Cyberspazio: il luogo seducente della solitudine confortevole
Giorni fa il sociologo Zygmunt Bauman ha detto cose molto interessanti rilasciando un’intervista all’Espresso. “Internet rende possibili cose che prima erano impossibili. Potenzialmente, dà a tutti un comodo accesso a una sterminata quantità di informazioni: oggi abbiamo il mondo a portata di un dito. In più la Rete permette a chiunque di pubblicare un suo pensiero senza chiedere il permesso a nessuno: ciascuno è editore di se stesso, una cosa impensabile fino a pochi anni fa. Ma tutto questo – la facilità, la rapidità, la disintermediazione – porta con sé anche dei problemi. Ad esempio, quando lei esce di casa e si trova per strada, in un bar o su un autobus, interagisce volente o nolente con le persone più diverse, quelle che le piacciono e quelle che non le piacciono, quelle che la pensano come lei e quelle che la pensano in modo diverso: non può evitare il contatto e la contaminazione, è esposto alla necessità di affrontare la complessità del mondo. La complessità spesso non è un’esperienza piacevole e costringe a uno sforzo”. E l’incontro: l’altro che mi guarda e che io guardo, qualunque esso sia, matura perché, scomoda, costringe a chiedersene le ragioni.
Papa Francesco è arrivato a dire che la verità è un incontro.
Al contrario, internet permette, sostiene sempre lo studioso della società liquida, di non vedere e non incontrare chiunque sia diverso da te. Ecco perché la Rete è allo stesso tempo una medicina contro la solitudine – ci si sente connessi con il mondo – e un luogo di ‘confortevole solitudine’, dove ciascuno è chiuso nel suo network da cui può escludere chi è diverso ed eliminare tutto ciò che è meno piacevole”. Accanto a questa “confortevole solitudine”, c’è un altro aspetto che Bauman mette in rilievo pensando alle manifestazioni di piazza, alle primavere arabe mai diventate estati. E che chiama il carnevale della solidarietà.
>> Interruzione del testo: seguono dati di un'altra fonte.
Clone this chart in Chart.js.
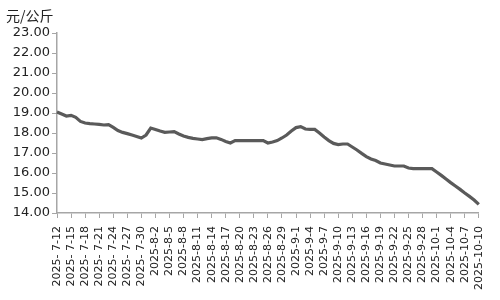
<!DOCTYPE html>
<html>
<head>
<meta charset="utf-8">
<script src="https://cdn.jsdelivr.net/npm/chart.js@4"></script>
<style>
  html, body { margin: 0; padding: 0; background: #fff; }
  #wrap { width: 500px; height: 300px; position: relative; }
</style>
</head>
<body>
<div id="wrap"><canvas id="chart"></canvas></div>
<script>
/* ── DATA ─────────────────────────────────────────────────── */
const unitLabel = '元/公斤';

const dates = [
  '2025- 7-12','2025- 7-13','2025- 7-14','2025- 7-15','2025- 7-16','2025- 7-17','2025- 7-18',
  '2025- 7-19','2025- 7-20','2025- 7-21','2025- 7-22','2025- 7-23','2025- 7-24','2025- 7-25',
  '2025- 7-26','2025- 7-27','2025- 7-28','2025- 7-29','2025- 7-30','2025- 7-31',
  '2025-8-1','2025-8-2','2025-8-3','2025-8-4','2025-8-5','2025-8-6','2025-8-7','2025-8-8',
  '2025-8-9','2025-8-10','2025-8-11','2025-8-12','2025-8-13','2025-8-14','2025-8-15','2025-8-16',
  '2025-8-17','2025-8-18','2025-8-19','2025-8-20','2025-8-21','2025-8-22','2025-8-23','2025-8-24',
  '2025-8-25','2025-8-26','2025-8-27','2025-8-28','2025-8-29','2025-8-30','2025-8-31',
  '2025-9-1','2025-9-2','2025-9-3','2025-9-4','2025-9-5','2025-9-6','2025-9-7','2025-9-8',
  '2025-9-9','2025-9-10','2025-9-11','2025-9-12','2025-9-13','2025-9-14','2025-9-15','2025-9-16',
  '2025-9-17','2025-9-18','2025-9-19','2025-9-20','2025-9-21','2025-9-22','2025-9-23','2025-9-24',
  '2025-9-25','2025-9-26','2025-9-27','2025-9-28','2025-9-29','2025-9-30',
  '2025-10-1','2025-10-2','2025-10-3','2025-10-4','2025-10-5','2025-10-6','2025-10-7','2025-10-8',
  '2025-10-9','2025-10-10'
];

const prices = [
  19.05, 18.95, 18.85, 18.88, 18.78, 18.58, 18.50, 18.47, 18.45, 18.43,
  18.40, 18.42, 18.28, 18.12, 18.03, 17.97, 17.90, 17.83, 17.75, 17.90,
  18.25, 18.18, 18.10, 18.03, 18.05, 18.07, 17.95, 17.85, 17.78, 17.73,
  17.70, 17.67, 17.72, 17.76, 17.76, 17.68, 17.58, 17.50, 17.62, 17.62,
  17.62, 17.62, 17.62, 17.62, 17.62, 17.50, 17.55, 17.62, 17.75, 17.90,
  18.10, 18.27, 18.32, 18.20, 18.18, 18.18, 18.00, 17.80, 17.62, 17.48,
  17.42, 17.45, 17.45, 17.30, 17.15, 16.98, 16.82, 16.70, 16.62, 16.50,
  16.45, 16.40, 16.35, 16.35, 16.35, 16.25, 16.22, 16.22, 16.22, 16.22,
  16.22, 16.05, 15.88, 15.70, 15.52, 15.35, 15.18, 15.00, 14.83, 14.65,
  14.43
];

const yTicks = [14, 15, 16, 17, 18, 19, 20, 21, 22, 23];
const labelEvery = 3;   // one date label every 3 days

/* ── TITLE (unit) ─────────────────────────────────────────── */
const unitPlugin = {
  id: 'unit',
  afterDraw(chart) {
    const ctx = chart.ctx;
    ctx.save();
    ctx.font = '14px "Noto Sans CJK SC", sans-serif';
    ctx.fillStyle = '#222';
    ctx.textBaseline = 'middle';
    ctx.fillText(unitLabel, 6, 16);
    ctx.restore();
  }
};

/* ── CHART ────────────────────────────────────────────────── */
const axisColor = '#a6a6a6';

new Chart(document.getElementById('chart'), {
  type: 'line',
  data: {
    labels: dates,
    datasets: [{
      data: prices,
      borderColor: '#5a5a5a',
      borderWidth: 3.2,
      pointRadius: 0,
      tension: 0,
      fill: false,
    }],
  },
  options: {
    responsive: true,
    maintainAspectRatio: false,
    animation: false,
    layout: { padding: { top: 33, right: 19, left: 0, bottom: 0 } },
    plugins: {
      legend: { display: false },
      tooltip: { enabled: false },
    },
    scales: {
      x: {
        offset: false,
        afterBuildTicks: axis => {
          axis.ticks = axis.ticks.filter((t, i) => i % labelEvery === 0);
        },
        afterFit: axis => { axis.height = 87; },
        grid: {
          drawOnChartArea: false,
          color: axisColor,
          tickLength: 5,
        },
        border: { color: axisColor, width: 1.5 },
        ticks: {
          autoSkip: false,
          maxRotation: 90,
          minRotation: 90,
          padding: 8,
          color: '#222',
          font: { family: 'DejaVu Sans', size: 11 },
        },
      },
      y: {
        min: 14,
        max: 23,
        afterBuildTicks: axis => {
          axis.ticks = yTicks.map(v => ({ value: v }));
        },
        afterFit: axis => { axis.width = 57; },
        grid: {
          drawOnChartArea: false,
          color: axisColor,
          tickLength: 5,
        },
        border: { color: axisColor, width: 1.5 },
        ticks: {
          padding: 2,
          color: '#222',
          font: { family: 'DejaVu Sans', size: 13 },
          callback: v => v.toFixed(2),
        },
      },
    },
  },
  plugins: [unitPlugin],
});
</script>
</body>
</html>
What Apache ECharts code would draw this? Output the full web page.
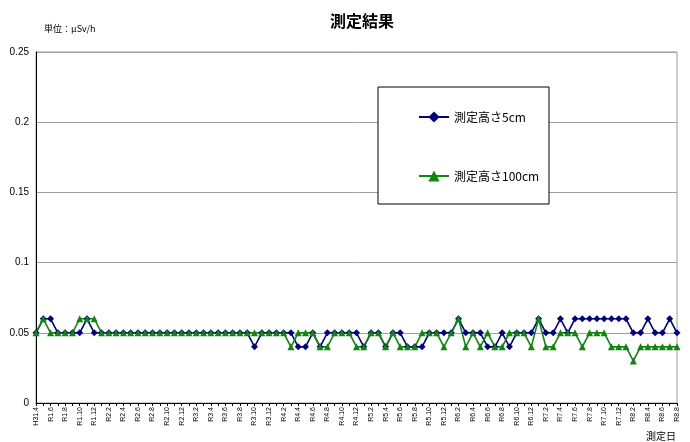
<!DOCTYPE html>
<html>
<head>
<meta charset="utf-8">
<script src="https://cdn.jsdelivr.net/npm/echarts@6/dist/echarts.min.js"></script>
<style>
html,body{margin:0;padding:0;background:#fff;}
#main{width:690px;height:442px;}
</style>
</head>
<body>
<div id="main"></div>
<script>
// 測定月（ラベルは1か月おきに表示）
var months = [
    'H31.4','R1.5','R1.6','R1.7','R1.8','R1.9','R1.10','R1.11','R1.12',
    'R2.1','R2.2','R2.3','R2.4','R2.5','R2.6','R2.7','R2.8','R2.9','R2.10','R2.11','R2.12',
    'R3.1','R3.2','R3.3','R3.4','R3.5','R3.6','R3.7','R3.8','R3.9','R3.10','R3.11','R3.12',
    'R4.1','R4.2','R4.3','R4.4','R4.5','R4.6','R4.7','R4.8','R4.9','R4.10','R4.11','R4.12',
    'R5.1','R5.2','R5.3','R5.4','R5.5','R5.6','R5.7','R5.8','R5.9','R5.10','R5.11','R5.12',
    'R6.1','R6.2','R6.3','R6.4','R6.5','R6.6','R6.7','R6.8','R6.9','R6.10','R6.11','R6.12',
    'R7.1','R7.2','R7.3','R7.4','R7.5','R7.6','R7.7','R7.8','R7.9','R7.10','R7.11','R7.12',
    'R8.1','R8.2','R8.3','R8.4','R8.5','R8.6','R8.7','R8.8'
];

// 測定高さ5cm
var takasa5 = [
    0.05,0.06,0.06,0.05,0.05,0.05,0.05,0.06,0.05,0.05,
    0.05,0.05,0.05,0.05,0.05,0.05,0.05,0.05,0.05,0.05,
    0.05,0.05,0.05,0.05,0.05,0.05,0.05,0.05,0.05,0.05,
    0.04,0.05,0.05,0.05,0.05,0.05,0.04,0.04,0.05,0.04,
    0.05,0.05,0.05,0.05,0.05,0.04,0.05,0.05,0.04,0.05,
    0.05,0.04,0.04,0.04,0.05,0.05,0.05,0.05,0.06,0.05,
    0.05,0.05,0.04,0.04,0.05,0.04,0.05,0.05,0.05,0.06,
    0.05,0.05,0.06,0.05,0.06,0.06,0.06,0.06,0.06,0.06,
    0.06,0.06,0.05,0.05,0.06,0.05,0.05,0.06,0.05
];

// 測定高さ100cm
var takasa100 = [
    0.05,0.06,0.05,0.05,0.05,0.05,0.06,0.06,0.06,0.05,
    0.05,0.05,0.05,0.05,0.05,0.05,0.05,0.05,0.05,0.05,
    0.05,0.05,0.05,0.05,0.05,0.05,0.05,0.05,0.05,0.05,
    0.05,0.05,0.05,0.05,0.05,0.04,0.05,0.05,0.05,0.04,
    0.04,0.05,0.05,0.05,0.04,0.04,0.05,0.05,0.04,0.05,
    0.04,0.04,0.04,0.05,0.05,0.05,0.04,0.05,0.06,0.04,
    0.05,0.04,0.05,0.04,0.04,0.05,0.05,0.05,0.04,0.06,
    0.04,0.04,0.05,0.05,0.05,0.04,0.05,0.05,0.05,0.04,
    0.04,0.04,0.03,0.04,0.04,0.04,0.04,0.04,0.04
];

var seriesNames = ['測定高さ5cm', '測定高さ100cm'];

var jp = '"Noto Sans CJK JP", sans-serif';
var num = '"Liberation Sans", Arial, sans-serif';

var myChart = echarts.init(document.getElementById('main'));
myChart.setOption({
    animation: false,
    backgroundColor: '#fff',
    title: [
        {
            text: '測定結果',
            left: 325,
            top: 8,
            textStyle: {fontFamily: jp, fontSize: 16, fontWeight: 'bold', color: '#000'}
        },
        {
            text: '単位：μSv/h',
            left: 39,
            top: 19,
            textStyle: {fontFamily: jp, fontSize: 9, fontWeight: 'normal', color: '#000'}
        },
        {
            text: '測定日',
            left: 641,
            top: 426,
            textStyle: {fontFamily: jp, fontSize: 10, fontWeight: 'normal', color: '#000'}
        }
    ],
    graphic: [
        {
            type: 'rect',
            z: 3,
            shape: {x: 378, y: 87, width: 171, height: 117},
            style: {fill: '#fff', stroke: '#000', lineWidth: 1}
        }
    ],
    legend: {
        orient: 'vertical',
        left: 418,
        top: 111,
        padding: 0,
        itemGap: 47,
        itemWidth: 30,
        itemHeight: 14,
        z: 5,
        textStyle: {fontFamily: jp, fontSize: 12, color: '#000'},
        data: seriesNames
    },
    grid: {
        left: 36,
        right: 13,
        top: 52,
        bottom: 39,
        show: true,
        borderColor: '#9a9a9a',
        borderWidth: 1
    },
    xAxis: {
        type: 'category',
        boundaryGap: false,
        data: months,
        axisLine: {lineStyle: {color: '#000', width: 1}},
        axisTick: {interval: 0, length: 3, lineStyle: {color: '#000'}},
        axisLabel: {
            interval: 1,
            rotate: 90,
            margin: 4,
            fontSize: 7,
            fontFamily: num,
            color: '#000'
        },
        splitLine: {show: false}
    },
    yAxis: {
        type: 'value',
        min: 0,
        max: 0.25,
        interval: 0.05,
        axisLine: {show: true, lineStyle: {color: '#000', width: 1}},
        axisTick: {show: false},
        axisLabel: {fontSize: 10, fontFamily: num, color: '#000', margin: 7},
        splitLine: {lineStyle: {color: '#a0a0a0', width: 1}}
    },
    series: [
        {
            name: seriesNames[0],
            type: 'line',
            data: takasa5,
            symbol: 'diamond',
            symbolSize: 7,
            showAllSymbol: true,
            lineStyle: {color: '#000080', width: 1.6},
            itemStyle: {color: '#000080'}
        },
        {
            name: seriesNames[1],
            type: 'line',
            data: takasa100,
            symbol: 'triangle',
            symbolSize: 7,
            showAllSymbol: true,
            lineStyle: {color: '#0f870f', width: 1.6},
            itemStyle: {color: '#0f870f'}
        }
    ]
});
</script>
</body>
</html>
“Le persone si scambiano reazioni emotive sui social network e magari da lì si organizzano per andare in piazza a protestare. Gridano tutti gli stessi slogan, ma in realtà ciascuno ha interessi diversi e aspettative deluse diverse. Poi si torna a casa contenti della fratellanza con gli altri che si è creata in piazza, ma è una solidarietà falsa. Io – dice il sociologo – la chiamo carnival solidarity perché mi ricorda appunto quegli eventi in cui per quattro o cinque giorni ci si mette la maschera, si canta e si balla insieme, fuoriuscendo per un tempo definito dall’ordine delle cose. Ecco, quelle proteste consentono l’esplosione collettiva di problemi diversi e istanze individuali per un arco di tempo breve, come a carnevale, ma la rabbia non si trasforma in un cambiamento condiviso».
Proprio questo universo liquido avrebbe bisogno di qualcosa di solido cui ancorarsi. Una roccia o una rupe, come quella che anelavano i popoli semitici abituati inizialmente ad essere nomadi e abitatori di deserti, eppure “particolarmente sensibili a quel punto di riferimento che era la grande formazione rocciosa stabile rispetto alla sabbia e alla polvere che il vento muoveva e disperdeva”.